Microvision: Capital Gains Tax for 2010 vs. 2011

I’m sure some of us will be making substantial profit on our holdings of MVIS stock in the year 2010.

I hope you are aware of Long Term Capital Gains Tax going up from 15% in 2010 to 20% in 2011.

Today is the last day to purchase Microvision stock so that when you sell some on the last trading day of 2010… you will still qualify for the 15% rate.

This is from Wikipedia…

“In the United States, individuals and corporations pay income tax on the net total of all their capital gains just as they do on other sorts of income, but the tax rate for individuals is lower on "long-term capital gains," which are gains on assets that had been held for over one year before being sold. The tax rate on long-term gains was reduced in 2003 to 15%, or to 5% for individuals in the lowest two income tax brackets (See progressive tax). Short-term capital gains are taxed at a higher rate: the ordinary income tax rate. The reduced 15% tax rate on eligible dividends and capital gains, previously scheduled to expire in 2008, has been extended through 2010 as a result of the Tax Increase Prevention and Reconciliation Act signed into law by President Bush on May 17, 2006 (P.L. 109-222).
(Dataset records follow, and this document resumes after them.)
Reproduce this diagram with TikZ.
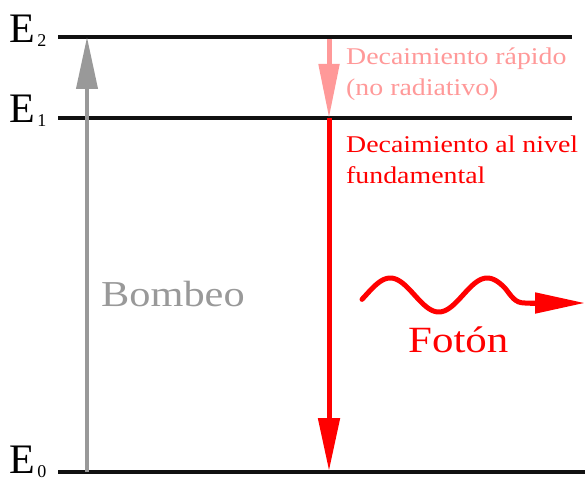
\documentclass[tikz,border=0pt]{standalone}
\usepackage{fontspec}
\setmainfont{Liberation Serif}
\newfontfamily\widefont[FakeStretch=1.16]{Liberation Serif}
\usetikzlibrary{arrows.meta}
\definecolor{levelblack}{HTML}{111111}
\definecolor{pumpgray}{HTML}{999999}
\definecolor{fastpink}{HTML}{FF9999}
\definecolor{emitred}{HTML}{FF0000}
\begin{document}
\begin{tikzpicture}[x=1pt,y=-1pt,
  level/.style={draw=levelblack, line width=4pt},
  elabel/.style={anchor=base west, inner sep=0pt, font=\fontsize{42}{42}\selectfont},
  txt/.style={anchor=base west, inner sep=0pt, align=left},
  bigarrow/.style={line width=5pt}
]
\useasboundingbox (0,0) rectangle (585,478);
% level end points
\coordinate (e2l) at (58,37);  \coordinate (e2r) at (572,37);
\coordinate (e1l) at (58,118); \coordinate (e1r) at (572,118);
\coordinate (e0l) at (58,472); \coordinate (e0r) at (585,472);
\draw[level] (e2l) -- (e2r);
\draw[level] (e1l) -- (e1r);
\draw[level] (e0l) -- (e0r);
% level labels
\node[elabel] (E2) at (9,43) {E\kern2.5pt\raisebox{-4pt}{\fontsize{18}{18}\selectfont 2}};
\node[elabel] (E1) at (9,123) {E\kern2.5pt\raisebox{-4pt}{\fontsize{18}{18}\selectfont 1}};
\node[elabel] (E0) at (9,473) {E\kern2.5pt\raisebox{-4pt}{\fontsize{18}{18}\selectfont 0}};
% pumping arrow
\coordinate (pb) at (87,472); \coordinate (pt) at (87,37);
\draw[pumpgray, line width=4pt, -{Triangle[length=52pt,width=21pt]}] (pb) -- (pt);
% fast decay
\coordinate (fa) at (329,39); \coordinate (fb) at (329,118);
\draw[fastpink, bigarrow, -{Triangle[length=54pt,width=20pt]}] (fa) -- (fb);
% decay to ground
\coordinate (ra) at (329,118); \coordinate (rb) at (329,471);
\draw[emitred, bigarrow, -{Triangle[length=53pt,width=21pt]}] (ra) -- (rb);
% texts (base anchor = baseline of last line)
\node[txt, text=fastpink, font=\widefont\fontsize{24}{31}\selectfont] (t1) at (346,96)
  {Decaimiento rápido\\(no radiativo)};
\node[txt, text=emitred, font=\widefont\fontsize{24}{32}\selectfont] (t2) at (346,184)
  {Decaimiento al nivel\\fundamental};
\node[txt, text=pumpgray, font=\widefont\fontsize{36.5}{40}\selectfont] (bombeo) at (101,306) {Bombeo};
\node[txt, text=emitred, font=\widefont\fontsize{37}{40}\selectfont] (foton) at (408,352) {Fotón};
% photon wave
\coordinate (wend) at (585,303);
\draw[emitred, line width=5pt, line cap=round]
  plot[domain=362:505, samples=80] (\x, {295-17*sin(3.7113*(\x-366))})
  .. controls (512,297) and (515,303) .. (525,303) -- (540,303);
\draw[emitred, line width=5pt, -{Triangle[length=50pt,width=20pt]}] (530,303) -- (wend);
\end{tikzpicture}
\end{document}
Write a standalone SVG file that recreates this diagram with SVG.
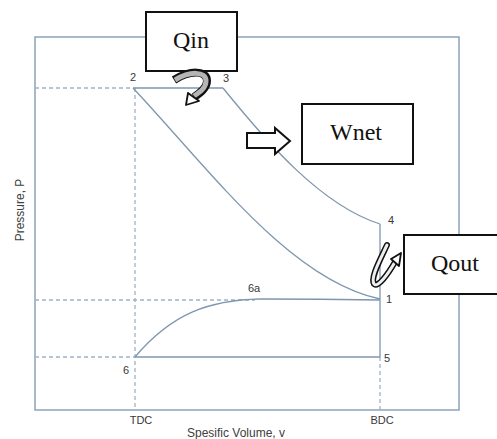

In 2011 these reduced tax rates will "sunset," or revert to the rates in effect before 2003, which were generally 20%. President Obama's budget, announced on February 25, 2009, calls for the Capital Gains Tax to be reverted to the 20% rate before the Sunset date of 2011.”

Its not a bad idea to buy today and sell on the last day of 2010 and pay only 15% Long Term Capital Gains Tax.